What is Vector Addition?
Vector addition is the operation of combining two or more vectors to produce a single resultant vector. The resultant represents the combined effect of both vectors. For example, if two forces act on an object, the resultant force is the vector sum of both individual forces.
Methods of Vector Addition
Component Method
Add corresponding components: Rx = Ax + Bx, Ry = Ay + By. This is the most precise method.
Triangle Rule
Place the tail of vector B at the head of vector A. The resultant goes from the tail of A to the head of B.
Parallelogram Rule
Place both vectors at a common point. The diagonal of the parallelogram they form is the resultant.
Properties
Vector addition is commutative (A + B = B + A) and associative ((A + B) + C = A + (B + C)).
Practical Applications
- Physics: Finding net force, combining velocities (e.g. boat in a current), resultant displacement.

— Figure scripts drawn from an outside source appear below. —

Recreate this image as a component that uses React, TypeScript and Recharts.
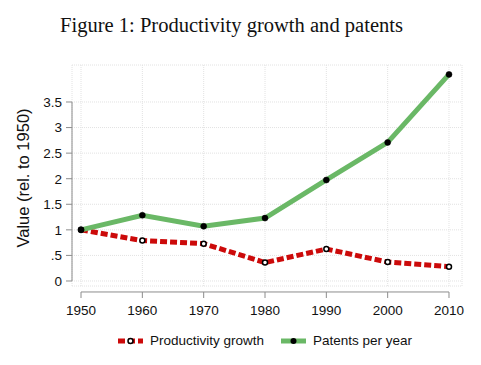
import React from "react";
import { LineChart, Line, XAxis, YAxis, CartesianGrid, ReferenceLine, Legend } from "recharts";

const YEARS = [1950, 1960, 1970, 1980, 1990, 2000, 2010];
const PRODUCTIVITY = [1.0, 0.79, 0.73, 0.36, 0.625, 0.37, 0.28];
const PATENTS = [1.0, 1.285, 1.07, 1.23, 1.975, 2.71, 4.04];
const Y_TICKS = [0, 0.5, 1, 1.5, 2, 2.5, 3, 3.5];
const Y_TICK_LABELS = ["0", ".5", "1", "1.5", "2", "2.5", "3", "3.5"];
const SERIES_ORDER = ["productivity", "patents"];

const data = YEARS.map((year, i) => ({ year, productivity: PRODUCTIVITY[i], patents: PATENTS[i] }));

const X_DOMAIN: [number, number] = [1948.53, 2012.12];
const Y_DOMAIN: [number, number] = [-0.098, 4.2235];

const RED = "#cc0a0a";
const GREEN = "#6ab866";
const AXIS = "#8c8c8c";
const SANS = "'Liberation Sans', Arial, sans-serif";

function XTick({ x, y, payload }: any) {
    return (
        <g>
            <line x1={x} x2={x} y1={y} y2={y + 6} stroke={AXIS} strokeWidth={1} />
            <text x={x} y={y + 23} textAnchor="middle" fontFamily={SANS} fontSize={13.5} fill="#111">
                {payload.value}
            </text>
        </g>
    );
}

function LegendKey({ color, dashed, hollow }: { color: string; dashed: boolean; hollow: boolean }) {
    return (
        <svg width={25} height={10} style={{ display: "block" }}>
            <line x1={0} x2={25} y1={5} y2={5} stroke={color} strokeWidth={5} strokeDasharray={dashed ? "7 3" : undefined} />
            <circle cx={12.5} cy={5} r={hollow ? 2.5 : 3} fill={hollow ? "#fff" : "#000"} stroke="#000" strokeWidth={hollow ? 1.5 : 0} />
        </svg>
    );
}

function renderLegend(props: any) {
    const items = [...(props.payload || [])].sort(
        (a: any, b: any) => SERIES_ORDER.indexOf(a.dataKey) - SERIES_ORDER.indexOf(b.dataKey)
    );
    return (
        <div style={{ display: "flex", alignItems: "center", fontFamily: SANS, fontSize: 13.5, color: "#111" }}>
            {items.map((item: any, i: number) => {
                const isProd = item.dataKey === "productivity";
                return (
                    <div key={i} style={{ display: "flex", alignItems: "center", marginLeft: i ? 17 : 0 }}>
                        <LegendKey color={isProd ? RED : GREEN} dashed={isProd} hollow={isProd} />
                        <span style={{ marginLeft: 7 }}>{item.value}</span>
                    </div>
                );
            })}
        </div>
    );
}

export default function App() {
    return (
        <div style={{ position: "absolute", left: 0, top: 0, background: "#fff" }}>
            <LineChart width={481} height={365} data={data} margin={{ top: 65, right: 19, bottom: 0, left: 0 }}>
                <text
                    x={231.5}
                    y={32}
                    textAnchor="middle"
                    fontFamily="'Liberation Serif', 'Times New Roman', serif"
                    fontSize={20}
                    textLength={343}
                    lengthAdjust="spacingAndGlyphs"
                    fill="#111"
                >
                    Figure 1: Productivity growth and patents
                </text>
                <text
                    x={29}
                    y={178}
                    transform="rotate(-90 29 178)"
                    textAnchor="middle"
                    fontFamily={SANS}
                    fontSize={16.5}
                    fill="#111"
                >
                    Value (rel. to 1950)
                </text>
                <CartesianGrid stroke="#e2e2e2" strokeDasharray="1 1" />
                <XAxis
                    dataKey="year"
                    type="number"
                    domain={X_DOMAIN}
                    ticks={YEARS}
                    height={79}
                    axisLine={false}
                    tickLine={false}
                    tickSize={6}
                    tickMargin={0}
                    tick={<XTick />}
                    interval={0}
                />
                <YAxis
                    type="number"
                    domain={Y_DOMAIN}
                    ticks={Y_TICKS}
                    width={72}
                    axisLine={false}
                    tickLine={{ stroke: AXIS }}
                    tickSize={6}
                    tickMargin={4}
                    interval={0}
                    tick={{ fontFamily: SANS, fontSize: 13.5, fill: "#111" }}
                    tickFormatter={(v: number) => Y_TICK_LABELS[Y_TICKS.indexOf(v)] ?? String(v)}
                />
                <ReferenceLine
                    segment={[{ x: X_DOMAIN[0], y: 0 }, { x: X_DOMAIN[0], y: 3.5 }]}
                    stroke={AXIS}
                    ifOverflow="visible"
                />
                <ReferenceLine
                    segment={[{ x: 1950, y: -0.215 }, { x: 2010, y: -0.215 }]}
                    stroke={AXIS}
                    ifOverflow="visible"
                />
                <Legend
                    layout="horizontal"
                    verticalAlign="middle"
                    align="center"
                    content={renderLegend}
                    wrapperStyle={{ left: 118, top: 333, width: "auto" }}
                />
                <Line
                    dataKey="productivity"
                    name="Productivity growth"
                    stroke={RED}
                    strokeWidth={5}
                    strokeDasharray="7 3"
                    dot={{ r: 2.5, fill: "#fff", stroke: "#000", strokeWidth: 1.5, strokeDasharray: "" }}
                    isAnimationActive={false}
                />
                <Line
                    dataKey="patents"
                    name="Patents per year"
                    stroke={GREEN}
                    strokeWidth={5}
                    dot={{ r: 3, fill: "#000", stroke: "#000", strokeWidth: 0.5 }}
                    isAnimationActive={false}
                />
            </LineChart>
        </div>
    );
}
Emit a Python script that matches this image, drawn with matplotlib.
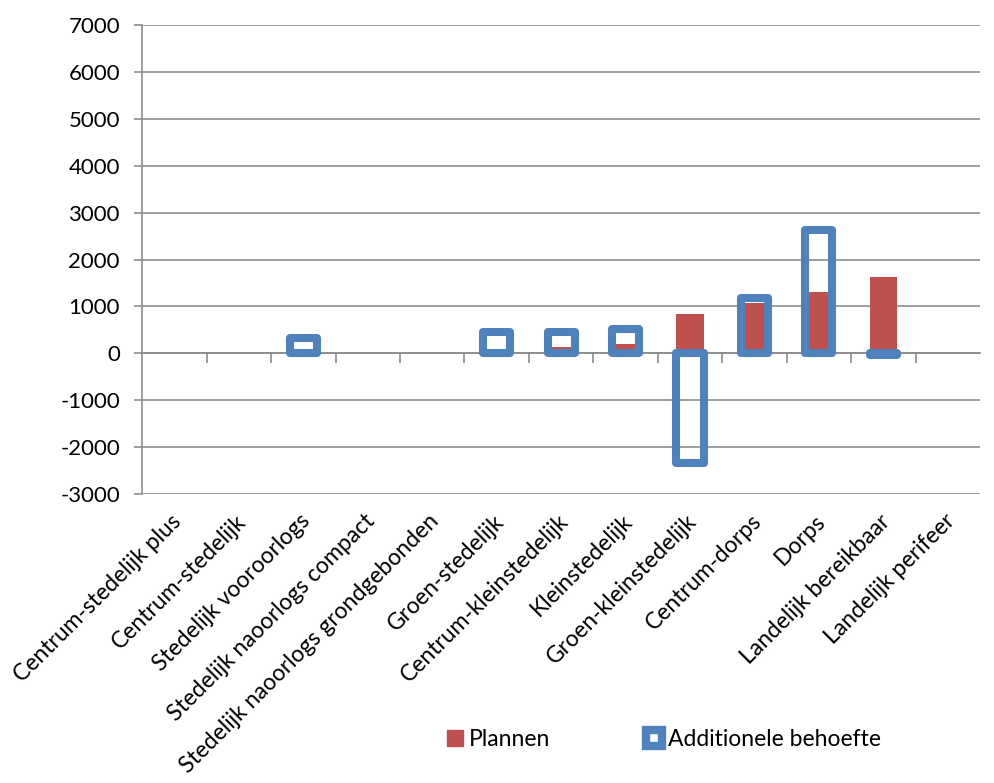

- Engineering: Structural load analysis, electrical circuit analysis (phasor addition).
- Navigation: Combining wind velocity with aircraft velocity to find ground speed.
- Computer Graphics: Translating objects, combining transformations, particle systems.
Vector Subtraction
Subtracting a vector is the same as adding its negative: A - B = A + (-B). To find -B, reverse the direction of B (negate all components).